Average daily yuan trading volume rose to a record 390 billion yuan ($63.61 billion) last month in Hong Kong, according to data from the Hong Kong Monetary Authority and comments made by HKMA chief Norman Chan to reporters during a yuan roadshow in New York.
Chan said he expected turnover to rise further.
In comparison, the average volume of Hong Kong dollars traded daily was 487 billion Hong Kong dollars ($62.74 billion).
The growth of the offshore yuan market in Hong Kong has gone from strength to strength since it was launched in mid-2010, with deposits growing from less than 1 percent of total deposits in the Hong Kong banking system to around 10 percent now.
Chart of CNH deposits in HK:
That impressive growth has led to the rise of a thriving offshore yuan bond market in Hong Kong and rising trade settlement volumes, with more than 12 percent of China’s global trade now denominated in the yuan compared to less than 1 percent in 2010.

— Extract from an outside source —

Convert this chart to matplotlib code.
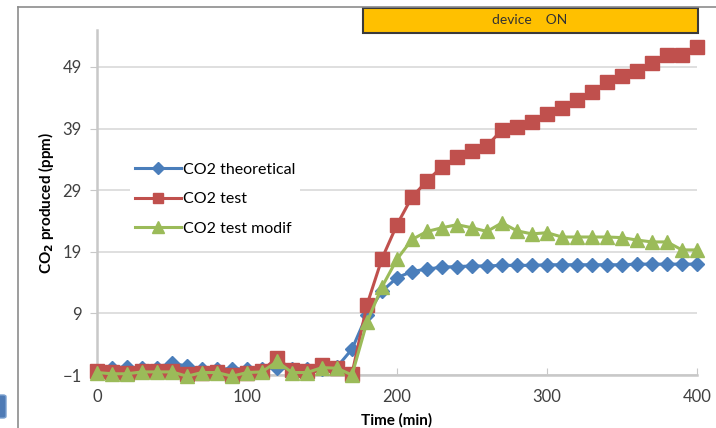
import matplotlib
matplotlib.use("Agg")
import matplotlib.pyplot as plt
from matplotlib.lines import Line2D
from matplotlib.patches import Rectangle, FancyBboxPatch

# time points (min), one sample every 10 min
time_min = list(range(0, 401, 10))

co2_theoretical = [-0.3, 0.2, 0.3, 0.1, 0.2, 1.0, 0.4, 0.0, 0.0, 0.0, 0.0, 0.0, 0.2, 0.0, 0.0, 0.0, 0.3,
                   3.2, 8.8, 12.6, 14.8, 15.8, 16.2, 16.5,
                   16.6, 16.7, 16.7, 16.8, 16.8, 16.8, 16.9, 16.9, 16.9, 16.9, 16.9, 16.9, 17.0, 17.0, 17.0, 17.0, 17.0]
co2_test = [-0.4, -0.5, -0.7, -0.3, -0.3, -0.4, -0.8, -0.6, -0.5, -1.0, -0.6, -0.3, 1.8, -0.2, -0.3, 0.7, 0.2,
            -0.8, 10.4, 17.9, 23.4, 27.9, 30.5, 32.8, 34.4, 35.4, 36.2, 38.8, 39.2, 40.0, 41.3, 42.4,
            43.7, 45.0, 46.5, 47.5, 48.3, 49.7, 51.0, 51.0, 52.3]
co2_test_modif = [-0.6, -0.8, -0.8, -0.5, -0.5, -0.5, -1.2, -0.6, -0.6, -1.2, -0.6, -0.5, 1.2, -0.6, -0.6, 0.2, 0.1,
                  -1.0, 7.6, 13.3, 17.8, 21.0, 22.3, 22.9, 23.4, 22.9, 22.3, 23.7, 22.4, 21.9, 22.1, 21.4,
                  21.4, 21.4, 21.4, 21.3, 20.9, 20.6, 20.6, 19.3, 19.3]

series_names = ["CO2 theoretical", "CO2 test", "CO2 test modif"]
y_ticks = [-1, 9, 19, 29, 39, 49]
x_ticks = [0, 100, 200, 300, 400]

plt.rcParams['font.family'] = ['Lato', 'DejaVu Sans']

W, H = 716, 428
fig = plt.figure(figsize=(W / 100, H / 100), dpi=100)
ax = fig.add_axes([97 / W, 1 - 375 / H, 600 / W, 345 / H])

ax.plot(time_min, co2_theoretical, color="#4a7ebb", lw=2.2, marker="D", ms=7.5,
        label=series_names[0], clip_on=False, zorder=3)
ax.plot(time_min, co2_test, color="#c0504d", lw=2.2, marker="s", ms=9.5,
        label=series_names[1], clip_on=False, zorder=4)
ax.plot(time_min, co2_test_modif, color="#9bbb59", lw=2.2, marker="^", ms=10,
        label=series_names[2], clip_on=False, zorder=5)

ax.set_xlim(0, 400)
ax.set_ylim(-1, 55)
ax.set_xticks(x_ticks)
ax.set_yticks(y_ticks)
ax.grid(axis="y", color="#d9d9d9", lw=1.2)
ax.set_axisbelow(True)

for s in ["top", "right"]:
    ax.spines[s].set_visible(False)
ax.spines["left"].set_color("#c8c8c8")
ax.spines["left"].set_linewidth(1.8)
ax.spines["bottom"].set_color("#c8c8c8")
ax.spines["bottom"].set_linewidth(1.8)

ax.tick_params(axis="x", direction="in", length=5, color="#c8c8c8", labelsize=12,
               labelcolor="#404040", pad=10)
ax.tick_params(axis="y", direction="out", length=5, color="#c8c8c8", labelsize=12,
               labelcolor="#404040", pad=6)

ax.set_xlabel("Time (min)", fontsize=11, fontweight="bold", labelpad=6)
ax.set_ylabel("CO$_\\mathbf{2}$ produced (ppm)", fontsize=11, fontweight="bold", labelpad=5)

leg = ax.legend(loc="upper left", bbox_to_anchor=(130 / W, 1 - 158 / H),
                bbox_transform=fig.transFigure, fontsize=11.5, frameon=True,
                facecolor="white", edgecolor="none", framealpha=1,
                handlelength=2.9, handletextpad=0.1, labelspacing=0.95,
                borderpad=0.3, borderaxespad=0, markerscale=0.8)
leg.set_zorder(6)

# "device ON" banner over the run period
fig.add_artist(Rectangle((363 / W, 1 - 33 / H), 335 / W, 25 / H, transform=fig.transFigure,
                         facecolor="#ffc000", edgecolor="#3a3a3a", lw=1.5))
fig.text(530 / W, 1 - 20.5 / H, "device    ON", ha="center", va="center", fontsize=10, color="#333333")

# outer chart frame
fig.add_artist(Line2D([18 / W, 18 / W], [0, 1 - 7 / H], transform=fig.transFigure, color="#8c8c8c", lw=1.2))
fig.add_artist(Line2D([18 / W, 1], [1 - 7 / H, 1 - 7 / H], transform=fig.transFigure, color="#8c8c8c", lw=1.2))

# small blue tab at the left edge
fig.add_artist(FancyBboxPatch((-4 / W, 1 - 418 / H), 10 / W, 23 / H, transform=fig.transFigure,
                              boxstyle="round,pad=0,rounding_size=0.004", facecolor="#4f7bb5",
                              edgecolor="#7aa0cf", lw=1))

fig.savefig("out.png", dpi=100)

While the market’s momentum slowed in the second half of 2012 due to weak global sentiment and a Chinese leadership transition, recent months have seen a renewed determination from Beijing to widen the yuan’s footprint in global trade.
New offshore yuan centres have been opened in Taiwan and Singapore, regulators have relaxed restrictions on investments via yuan and foreign currency quotas and more channels for moving yuan funds across borders have been opened.
But even as more cities have shown a desire to become offshore yuan centres, the evidence indicates that Hong Kong remains the overwhelming leader in spearheading China’s yuan internationalization initiative.
For instance, a recent City of London report said that yuan deposits in banks and private wealth accounts in London declined in 2012 compared to net growth in Hong Kong in that period.
In Hong Kong, about 174 participants had signed on to the yuan real time gross settlement system (RTGS), a system responsible for clearing all interbank payments, by the end of 2012, according to HKMA data.